In my last blog, I concluded that for security analytics, it is not just about having more information, but also about having more of the right kind of information. This information will make it easy for security analysts to wade through the oceans of warnings being generated by numerous IT systems. They can more easily conduct effective threat hunting and surface risky user behavior, which is potentially indicative of a compromised user or a malicious insider. And because of this higher order information, there will be an increase in security operations center (SOC) and analyst efficiency. Why? Because this information elevates the capabilities of analysts thereby enabling accurate alert prioritization, identifying any relationship between seemingly unconnected alerts, allowing “what if” hypothesis exploration when searching unknown threats, providing needed supporting evidence and more. With this higher order information, analysts will no longer have to examine each and every security alert when trying to separate the real from the innocuous. They can immediately hone in on what’s important.
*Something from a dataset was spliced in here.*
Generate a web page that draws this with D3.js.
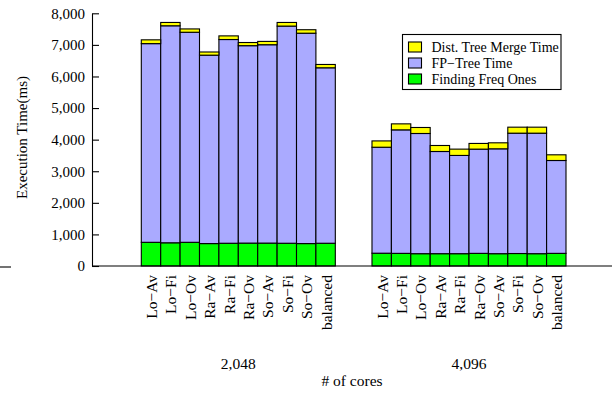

However, getting this higher order of information can be challenging. The building blocks for this information are already there, but buried in the log, flow, packet, file, alert and threat feed data that’s all over an organization. But remember we are talking about sophisticated threats, which routinely circumvent perimeter defenses. Uncovering them is no easy feat. For example, in a multi-stage attack, each action alone may not rise to the level of an alert, but the end result can be disastrous.
Marrying big data with machine learning can help address this challenge by providing security professionals with the big data security analytics (BDSA) they need to thwart the bad guys. Big data provides a platform that is economically appealing. Machine learning can automatically provide meaningful insights, and because of the distributed computing capabilities of big data architectures, can use advanced statistical modeling techniques. Because of this confluence, what was previously impossible is now possible:
- Any data type and format – structured, semi-structured, or unstructured – can be used. Not being restricted to a single data source enables taking a holistic view of the threat landscape.
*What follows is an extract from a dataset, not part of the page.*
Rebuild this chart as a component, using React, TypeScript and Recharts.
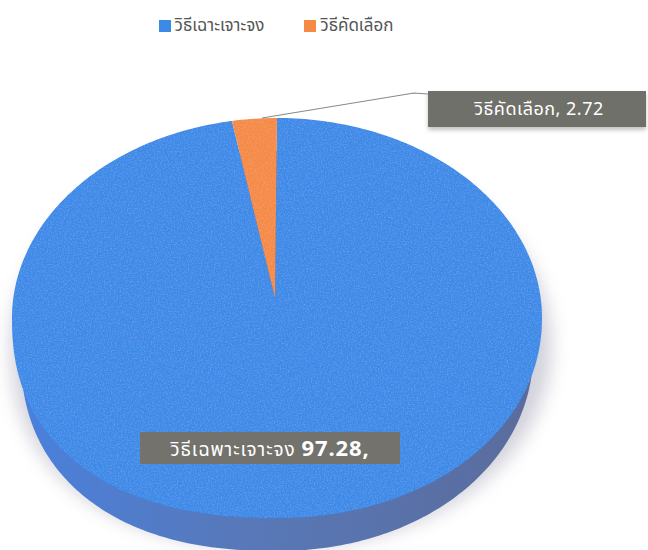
import React from "react";
import { PieChart, Pie, Legend } from "recharts";

const categories = ["วิธีเฉาะเจาะจง", "วิธีคัดเลือก"];
const values = [97.28, 2.72];
const colors = ["#3A8AE8", "#F58A45"];
const boxNames = ["วิธีเฉพาะเจาะจง", "วิธีคัดเลือก,"];
const boxValues = ["97.28,", "2.72"];

const data = categories.map((name, i) => ({ name, value: values[i], fill: colors[i] }));
const FONT = "'Noto Sans', 'Noto Sans Thai', 'DejaVu Sans', sans-serif";
const RATIO = 200 / 265;

function ellipseSector(p: any, ox: number, oy: number, ax: number, ay: number, rxScale: number, ryScale: number) {
  const rx = p.outerRadius * rxScale;
  const ry = p.outerRadius * RATIO * ryScale;
  const rad = Math.PI / 180;
  const cx = p.cx + ox;
  const cy = p.cy + oy;
  const pt = (a: number) => {
    const c = Math.cos(a * rad);
    const s = Math.sin(a * rad);
    // the photographed disc is fuller in its lower-left quarter
    const n = s >= 0 ? 2 : c < 0 ? 2.3 : 2.05;
    const e = 2 / n;
    return `${cx + rx * Math.sign(c) * Math.pow(Math.abs(c), e)},${cy - ry * Math.sign(s) * Math.pow(Math.abs(s), e)}`;
  };
  const pts: string[] = [];
  const step = p.endAngle < p.startAngle ? -1 : 1;
  for (let a = p.startAngle; step * (p.endAngle - a) > 0; a += step) pts.push(pt(a));
  pts.push(pt(p.endAngle));
  return `M${cx + ax},${cy + ay} L${pts.join(" L")} Z`;
}

const faceShape = (p: any) => (
  <path d={ellipseSector(p, 0, 0, -2, -20, 1, 1)} fill={p.fill} stroke="none" filter="url(#grain)" />
);

const rimShape = (p: any) => (
  <g>
    <path d={ellipseSector(p, 4, 26, 0, 0, 1.02, 1.02)} fill="#a4a4b8" opacity={0.5} filter="url(#soft)" />
    <path d={ellipseSector(p, 0, 33, 0, 0, 0.967, 1)} fill="url(#rim)" stroke="none" />
  </g>
);

const renderLabel = (p: any) => {
  const i = p.index;
  if (i === 1) {
    return (
      <g>
        <polyline points="262,118 414,93 428,94" fill="none" stroke="#8a8a84" strokeWidth={1.2} />
        <rect x={428} y={91} width={218} height={36} fill="#6F6F6A" filter="url(#boxShadow)" />
        <text x={539} y={115} textAnchor="middle" fontSize={18} letterSpacing={0.5} fill="#fff" fontFamily={FONT}>
          {boxNames[i]} {boxValues[i]}
        </text>
      </g>
    );
  }
  return (
    <g>
      <rect x={140} y={432} width={260} height={32} fill="#74726C" />
      <text x={270} y={456} textAnchor="middle" fontSize={19} letterSpacing={0.9} fill="#fff" fontFamily={FONT}>
        {boxNames[i]} <tspan fontSize={22} fontWeight={700}>{boxValues[i]}</tspan>
      </text>
    </g>
  );
};

export default function App() {
  return (
    <div style={{ position: "absolute", left: 0, top: 0, width: 648, height: 550, background: "#fff" }}>
      <PieChart width={648} height={550} margin={{ top: 0, right: 0, bottom: 0, left: 0 }}>
        <defs>
          <linearGradient id="rim" x1="0" y1="0" x2="1" y2="0">
            <stop offset="0%" stopColor="#4A80DC" />
            <stop offset="45%" stopColor="#5878B8" />
            <stop offset="100%" stopColor="#5A6C9C" />
          </linearGradient>
          <filter id="soft" x="-10%" y="-10%" width="120%" height="120%">
            <feGaussianBlur stdDeviation="9" />
          </filter>
          <filter id="boxShadow" x="-5%" y="-20%" width="110%" height="150%">
            <feDropShadow dx="0" dy="3" stdDeviation="2" floodColor="#999" floodOpacity="0.6" />
          </filter>
          <filter id="grain" x="0" y="0" width="100%" height="100%">
            <feTurbulence type="fractalNoise" baseFrequency="0.7" numOctaves="2" seed="4" result="n" />
            <feColorMatrix
              in="n"
              type="matrix"
              values="0 0 0 0 1  0 0 0 0 1  0 0 0 0 1  0 0 0 0.22 -0.09"
              result="w"
            />
            <feComposite in="w" in2="SourceGraphic" operator="in" result="s" />
            <feMerge>
              <feMergeNode in="SourceGraphic" />
              <feMergeNode in="s" />
            </feMerge>
          </filter>
        </defs>
        <Legend
          verticalAlign="top"
          iconType="square"
          iconSize={12}
          itemSorter={null as any}
          wrapperStyle={{ position: "absolute", top: 13, left: 146, width: 300, fontFamily: FONT, fontSize: 17 }}
          formatter={(v: string) => <span style={{ color: "#555", marginRight: 30 }}>{v}</span>}
        />
        <Pie
          data={data}
          dataKey="value"
          nameKey="name"
          cx={277}
          cy={292}
          outerRadius={265}
          startAngle={90}
          endAngle={-270}
          legendType="none"
          shape={rimShape}
          stroke="none"
          isAnimationActive={false}
        />
        <Pie
          data={data}
          dataKey="value"
          nameKey="name"
          cx={277}
          cy={292}
          outerRadius={265}
          startAngle={90}
          endAngle={-270}
          shape={faceShape}
          stroke="none"
          label={renderLabel}
          labelLine={false}
          isAnimationActive={false}
        />
      </PieChart>
    </div>
  );
}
- Unsupervised behavior profiling analytics, including entity and user behavior analytics (UBA), can operate on these vast swaths of data to learn what’s normal and subsequently unearth anomalous behavior.
- Analytics can automatically be applied to each datum in the foundational data (Niara calls this ‘discrete analytics’), either immediately triggering an alert if deemed to be severe or being used to annotate the datum to facilitate further processing at a later stage.
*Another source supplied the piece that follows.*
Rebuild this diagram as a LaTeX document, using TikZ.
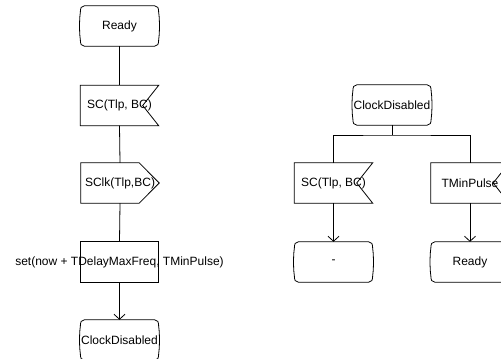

- Automatic correlation ensures that everything – data and analytics – is tied back to an entity, which could be a user, a device, an IP address, or an application. Operating at the entity level, rather than only the user level, adds to the holistic view of the threat landscape that is enabled by using varied data sources.
- Data can be stored at high-fidelity for long periods of time, supporting complex queries and extended look-backs.
- Comprehensive entity-based profiles with rich visualizations can be automatically created, providing a summary of all that’s important about the entity at any given point in time.
Big data security analytics can surface the higher order information that’s buried in foundational data, automatically teasing out relationships between disparate events, even if they are weakly related. Because of the highly automated functionality that’s possible, it provides the machine assist that security analysts need to make better decisions. And when rich, varied data sources – e.g., logs, flows, packets, files, alerts, threat feeds, etc. – are used to create the analytics and profiles, BDSA can provide unmatched visibility and context into sophisticated threats, something that’s just not possible with traditional systems. The resulting improvement in analyst efficacy and efficiency translates into lower organizational risk, especially when faced with advanced attacks. That’s a huge benefit given the all-too-real costs that arise from a breach – up to $1.25B in one case when considering lost business, various compensations costs, and new investments.